On the court, I am a failure; in the classroom I pick up early that students like to read drama and create scripts from short stories, novels and poetry and then act them out. Outside the classroom I read books on basketball and memorize diagrams of drills and plays. None of this improves the team’s performance. We flounder. The first basketball season we are last in our 2A conference. The second season, same. But at some point in that second year, I begin to recognize offensive and defensive patterns and plays. I learn to read the court. Practicing set plays is like acting out a drama. But it doesn’t feel the same in the gym as it does in the classroom.

Something was happening with my teaching, too. By developing fluency in reading the basketball court, I begin observing recurring moves in students’ writing. What happens on the court transfers to the classroom, not so much the other way around. Much like those first two basketball seasons, I have difficulty reading students’ papers and knowing how best to respond. Their writing looks like everything going on at once. I mark papers and assign grades but second guess myself. I do not know what I am looking at any more than I know what is happening on the court. Spotting simple mistakes in language is easy because these stand out. But it’s just seeing deficits. When I begin recognizing a student’s ambitious use of words — or the attempt — it changes everything.

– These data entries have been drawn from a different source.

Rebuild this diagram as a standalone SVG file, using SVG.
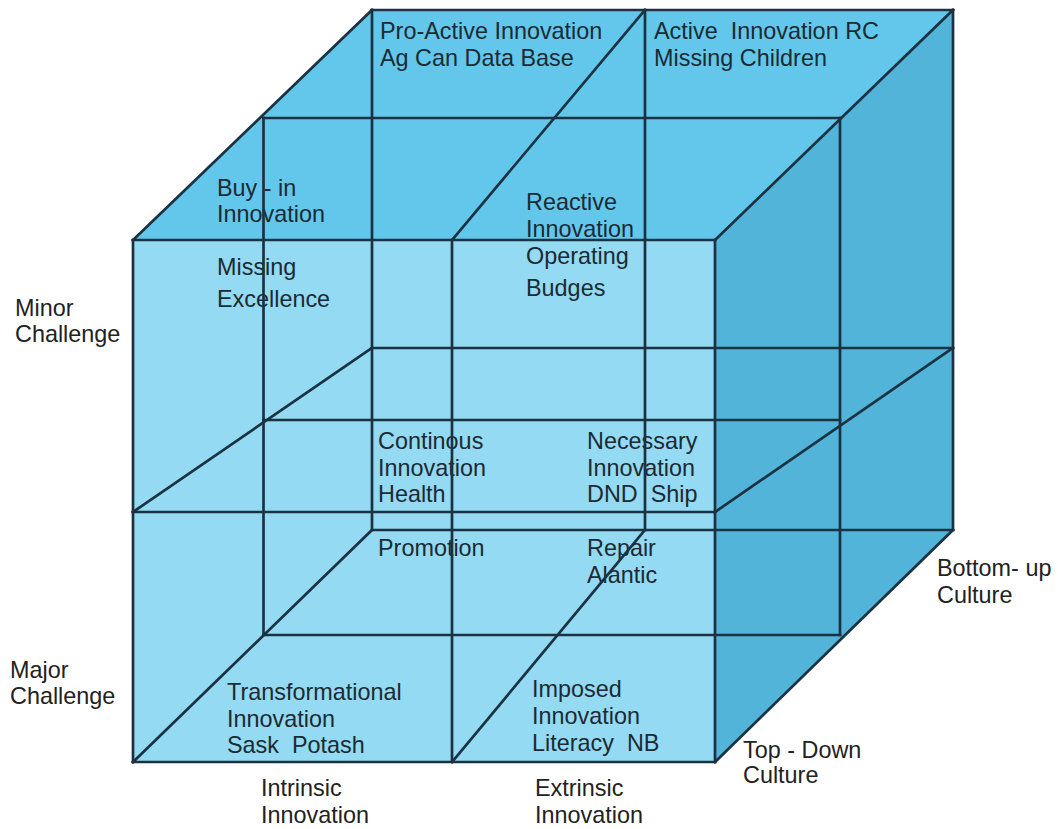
<svg xmlns="http://www.w3.org/2000/svg" width="1058" height="829" viewBox="0 0 1058 829">
<style>
text{font-family:"Liberation Sans",Arial,sans-serif;font-size:23.4px;fill:#222}
.in{fill:#1c2a33}
.ln{stroke:#1a3242;stroke-width:2.7;fill:none;stroke-linecap:square}
</style>
<rect x="0" y="0" width="1058" height="829" fill="#ffffff"/>
<g id="faces">
<polygon id="top-face" points="372,10 953,10 715,240 133,240" fill="#62c7ea"/>
<polygon id="right-face" points="953,10 953,530 715,762 715,240" fill="#52b4d8"/>
<rect id="front-face" x="133" y="240" width="582" height="522" fill="#93daf2"/>
</g>
<g id="cell-labels">
<g id="pro-active"><text class="in" x="380" y="39">Pro-Active Innovation</text><text class="in" x="380" y="66">Ag Can Data Base</text></g>
<g id="active"><text class="in" x="654" y="39" xml:space="preserve">Active  Innovation RC</text><text class="in" x="654" y="66">Missing Children</text></g>
<g id="buy-in"><text class="in" x="217" y="196">Buy - in</text><text class="in" x="217" y="222">Innovation</text><text class="in" x="217" y="275">Missing</text><text class="in" x="217" y="307">Excellence</text></g>
<g id="reactive"><text class="in" x="526" y="210">Reactive</text><text class="in" x="526" y="237">Innovation</text><text class="in" x="526" y="264">Operating</text><text class="in" x="526" y="296">Budges</text></g>
<g id="continous"><text class="in" x="378" y="449">Continous</text><text class="in" x="378" y="476">Innovation</text><text class="in" x="378" y="502">Health</text><text class="in" x="378" y="556">Promotion</text></g>
<g id="necessary"><text class="in" x="587" y="449">Necessary</text><text class="in" x="587" y="476">Innovation</text><text class="in" x="587" y="502" xml:space="preserve">DND  Ship</text><text class="in" x="587" y="556">Repair</text><text class="in" x="587" y="583">Alantic</text></g>
<g id="transformational"><text class="in" x="227" y="700">Transformational</text><text class="in" x="227" y="727">Innovation</text><text class="in" x="227" y="753" xml:space="preserve">Sask  Potash</text></g>
<g id="imposed"><text class="in" x="532" y="697">Imposed</text><text class="in" x="532" y="724">Innovation</text><text class="in" x="532" y="751" xml:space="preserve">Literacy  NB</text></g>
</g>
<g id="connectors" class="ln">
<line x1="372" y1="10" x2="953" y2="10"/>
<line x1="263.5" y1="118" x2="840" y2="118"/>
<line x1="133" y1="240" x2="715" y2="240"/>
<line x1="372" y1="348" x2="953" y2="348"/>
<line x1="263.5" y1="420" x2="840" y2="420"/>
<line x1="133" y1="512" x2="715" y2="512"/>
<line x1="372" y1="530" x2="953" y2="530"/>
<line x1="263.5" y1="635" x2="840" y2="635"/>
<line x1="133" y1="762" x2="715" y2="762"/>
<line x1="133" y1="240" x2="133" y2="762"/>
<line x1="452" y1="240" x2="452" y2="762"/>
<line x1="715" y1="240" x2="715" y2="762"/>
<line x1="263.5" y1="118" x2="263.5" y2="635"/>
<line x1="840" y1="118" x2="840" y2="635"/>
<line x1="372" y1="10" x2="372" y2="530"/>
<line x1="645" y1="10" x2="645" y2="530"/>
<line x1="953" y1="10" x2="953" y2="530"/>
<line x1="372" y1="10" x2="133" y2="240"/>
<line x1="645" y1="10" x2="452" y2="240"/>
<line x1="953" y1="10" x2="715" y2="240"/>
<line x1="372" y1="348" x2="133" y2="512"/>
<line x1="953" y1="348" x2="715" y2="512"/>
<line x1="372" y1="530" x2="133" y2="762"/>
<line x1="645" y1="530" x2="452" y2="762"/>
<line x1="953" y1="530" x2="715" y2="762"/>
</g>
<g id="axis-labels">
<g id="minor"><text x="15" y="316">Minor</text><text x="15" y="342">Challenge</text></g>
<g id="major"><text x="10" y="678">Major</text><text x="10" y="704">Challenge</text></g>
<g id="bottom-up"><text x="937" y="576">Bottom- up</text><text x="937" y="603">Culture</text></g>
<g id="top-down"><text x="743" y="758">Top - Down</text><text x="743" y="783">Culture</text></g>
<g id="intrinsic"><text x="261" y="796">Intrinsic</text><text x="261" y="823">Innovation</text></g>
<g id="extrinsic"><text x="535" y="796">Extrinsic</text><text x="535" y="823">Innovation</text></g>
</g>
</svg>
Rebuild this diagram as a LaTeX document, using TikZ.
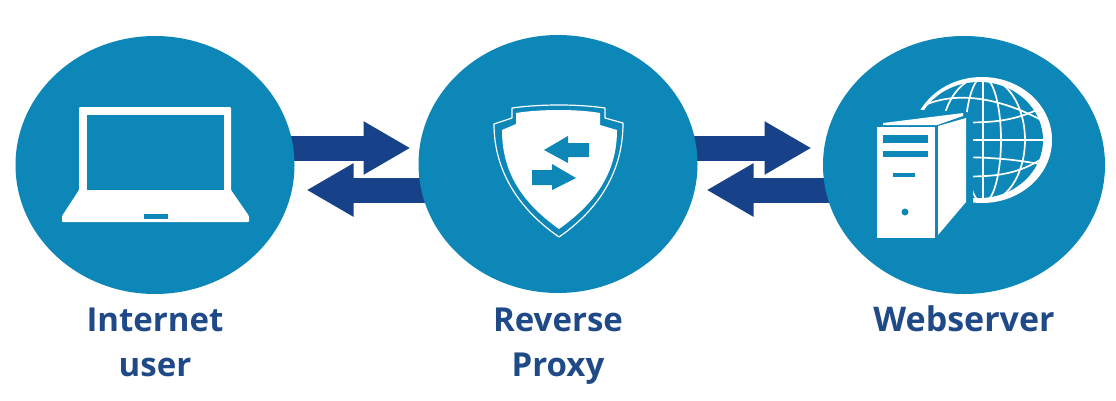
\documentclass[tikz,border=0pt]{standalone}
\usepackage{fontspec}
\setmainfont{Open Sans}
\usetikzlibrary{arrows.meta,shapes.geometric,backgrounds}
\definecolor{teal1}{HTML}{0D86B8}
\definecolor{navy1}{HTML}{174289}
\definecolor{txt1}{HTML}{1F4A87}
\tikzset{
  x=1pt,y=-1pt,
  hub/.style={ellipse,fill=teal1,inner sep=0pt,minimum height=258pt},
  link/.style={line width=25pt,navy1,-{Triangle[length=47pt,width=50pt]},shorten >=-0.5pt},
  lbl/.style={text=txt1,font=\fontsize{33}{44}\selectfont\bfseries,align=center,anchor=base,inner sep=0pt},
  ico/.style={fill=white,draw=none},
  cut/.style={fill=teal1,draw=none},
  wire/.style={draw=white,line width=1.7pt}
}
\begin{document}
\begin{tikzpicture}
\useasboundingbox (0,0) rectangle (1116,400);
\node[hub,minimum width=279pt] (user) at (155,165) {};
\node[hub,minimum width=279pt] (proxy) at (558,164) {};
\node[hub,minimum width=282pt] (server) at (964,165) {};
% connectors
\coordinate (t1) at (410,148);
\coordinate (t2) at (307,190);
\coordinate (t3) at (811,148);
\coordinate (t4) at (707,190);
\begin{scope}[on background layer]
\draw[link] (user.center |- t1) -- (t1);
\draw[link] (proxy.center |- t2) -- (t2);
\draw[link] (proxy.center |- t3) -- (t3);
\draw[link] (server.center |- t4) -- (t4);
\end{scope}
% laptop
\fill[ico,rounded corners=1pt] (79,107) -- (231,107) -- (231,190) -- (249,216) -- (249,222) -- (62,222) -- (62,216) -- (79,190) -- cycle;
\fill[cut] (87,115) rectangle (224,190);
\fill[cut] (144,214) rectangle (168,219);
% shield
\draw[white,line width=1.2pt,line join=round] (512,108) .. controls (540,104) and (578,104) .. (605,108) -- (605,118) -- (623,123)
  .. controls (623,165) and (605,205) .. (559,237) .. controls (513,205) and (494,165) .. (494,124) -- (512,118) -- cycle;
\fill[ico] (516,113) .. controls (540,109) and (578,109) .. (600,113) -- (600,125) -- (617,130)
  .. controls (617,168) and (600,200) .. (559,229) .. controls (518,200) and (502,168) .. (502,130) -- (516,124) -- cycle;
\fill[cut] (544,150) -- (568,136) -- (568,143) -- (589,143) -- (589,157) -- (568,157) -- (568,163) -- cycle;
\fill[cut] (576,178) -- (552,164) -- (552,170) -- (532,170) -- (532,185) -- (552,185) -- (552,190) -- cycle;
% globe
\begin{scope}
\fill[ico] (982,140) ellipse [x radius=70pt,y radius=63pt];
\fill[cut] (979,140) ellipse [x radius=64pt,y radius=58pt];
\clip (979,140) ellipse [x radius=65pt,y radius=59pt];
\draw[wire] (983,60) -- (983,220);
\draw[wire] (983,140) ellipse [x radius=18pt,y radius=63pt];
\draw[wire] (983,140) ellipse [x radius=42pt,y radius=63pt];
\draw[wire] (940,122) .. controls (985,123) and (1010,124) .. (1045,106);
\draw[wire] (910,140) -- (1050,140);
\draw[wire] (940,157) .. controls (985,157) and (1010,158) .. (1050,166);
\draw[wire] (940,176) .. controls (985,177) and (1010,178) .. (1040,160);
\draw[wire] (915,110) .. controls (945,92) and (990,92) .. (1045,122);
\end{scope}
\fill[cut] (870,112) -- (925,110) -- (967,112) -- (973,118) -- (973,212) -- (870,245) -- cycle;
% tower
\fill[ico] (883,123) -- (963,113) -- (963,116) -- (937,125) -- (883,125) -- cycle;
\fill[ico] (877,127) rectangle (935,238);
\fill[ico] (938,126) -- (966,118) -- (966,202) -- (938,235) -- cycle;
\fill[cut] (883,135) rectangle (928,143);
\fill[cut] (883,151) rectangle (928,157);
\fill[cut] (893,173) rectangle (915,177);
\fill[cut] (905,212) circle (3.5pt);
% labels
\node[lbl] (l1) at (155,331) {Internet};
\node[lbl] (l2) at (155,376) {user};
\node[lbl] (l3) at (558,331) {Reverse};
\node[lbl] (l4) at (558,376) {Proxy};
\node[lbl,font=\fontsize{34}{44}\selectfont\bfseries] (l5) at (964,331) {Webserver};
\end{tikzpicture}
\end{document}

When the team and I load the bus for an away game, I know it’s going to be late when we get back to the school parking lot; and I will be exhausted. I get used to the bubblegum smell, sticky bus seats and floors and go along for the ride. I grade papers on the bus in late afternoon light. I get used to sweaty locker rooms and concession stand smells of sugar, popcorn, corndogs, and mustard. The atmosphere of high school girls’ basketball competition becomes a collage of glaring gymnasium lights, buzzers, shrill whistles, bleachers, wood floors, school colors, mascots, pompoms, megaphones, and cheers reverberating off concrete walls. After two seasons, I let the principal know I’d prefer extracurricular activities closer to my fields of study. Coaching girls’ basketball “blind” as I did was rough. I survive and develop the eye needed to assess students’ writing, going beyond marking errors on student papers, giving pop tests, or posing as the one with all the knowledge. Gradually I become an English teacher and writing coach. Hoops helped me get there. I still have the whistle.